Overview

Report

A report containing information about our process in this project can be found here.

Data Overview

The downloaded data from the TLC contained over a million observations for each service dataset, so we decided to limit the amount of data for our analysis. First, we filtered our data to only contain taxis or hired vehicles going into Manhattan. Our logic behind this was that this would reflect the general habits of New Yorkers, as most of the main attractions of New York City reside in the borough of Manhattan.

We also decided to sample the data to limit the number of observations for each type of taxi service. We used a ten percent sample for both yellow and for-hire taxis, and a twenty percent sample for green taxis since there was less data available. We merged all of these samples into one dataset that would represent data for the entirety of Valentine’s Day.

Upon an exploratory analysis of this dataset, we found that there were few rides coming from Staten Island into Manhattan. Therefore, we decided to focus on the other four boroughs for analysis, since there was not enough data from Staten Island to come up with meaningful interpretations.

With this cleaning, we made graphical representations, such as heatmaps, time distribution graphs and inferences on congestion to help illustrate where people are going and how far they are willing to travel for a night out on Valentine’s Day.

Trends

Busiest Hours of the Day

The time distribution graphs showed that 6-9 PM were some of the most popular hours in all of the boroughs on Valentine’s Day. 8 AM was the busiest hour in Brooklyn and the Bronx, but after that, dinner hours were busiest in those two boroughs. The stacked histograms also showed that yellow cabs accounted for nearly half the rides in Manhattan, but were not nearly as popular in the other boroughs. There were still a decent amount of pickups with yellow cabs in Queens and Brooklyn, but in the Bronx, for-hire vehicles constituted the majority of pickups.

Looking at the time distribution graphs for just the dinner hours, 7-8 PM seemed to be the most popular time to get picked up for dinner, but the difference between the three hours was minimal for pickups. In general, on Valentine’s Day, people were using cab services to get to work in the morning or to travel around dinner time.

Busiest Neighborhoods

Based off the heatmaps, each borough had their neighborhoods and zones of preference. Within Manhattan, many of the rides stayed within the same zone, implying that many people did not travel very far in taxi or in an Uber or Lyft on Valentine’s Day. Neighborhoods that tended to stay within their starting zone include the Upper East Side zones, the Harlem zones, and the Midtown zones.
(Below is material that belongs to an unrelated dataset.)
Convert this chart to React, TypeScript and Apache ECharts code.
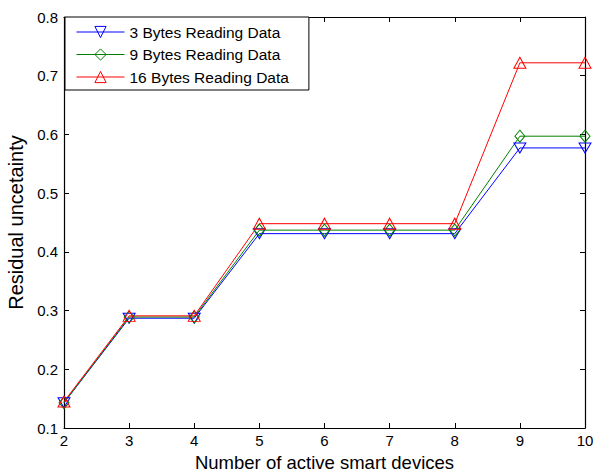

For Brooklyn and Bronx, proximity to certain neighborhoods played a major factor. The more frequent rides from Brooklyn originated from Williamsburg and DUMBO/Vinegar Hill, which is geographically closer to Manhattan than many other Brooklyn neighborhoods. In addition, these pick-ups often were often dropped off in closer Manhattan neighborhoods such as the East Village.

The frequent rides from the Bronx also reflected this, as most of the Manhattan destinations were in Northern Manhattan zones such as Inwood, the Harlem zones, and Washington Heights North and South.

Housing both LaGuardia and JFK Airports and being most west of Manhattan, Queens did not have many rides going into Manhattan. Majority of the rides going into Manhattan from Queens originated from the airports. Most of the rides from the airports ended up in Times Square/Theater District or the Midtown zones.

Congestion

Manhattan to Manhattan travel is pretty consistent with its congestion, whereas it fluctuates more in the other boroughs when traveling into Manhattan. Taxi congestion is also practically non-existent between 2 to 5 AM everywhere. This is also reflected in the time distribution graphs, where we see little to no pickups between the hours of 2 to 5 AM going into Manhattan from any borough. Little taxi traffic would suggest less people need to get around at that time, reducing the number of cars in the streets and traffic congestion.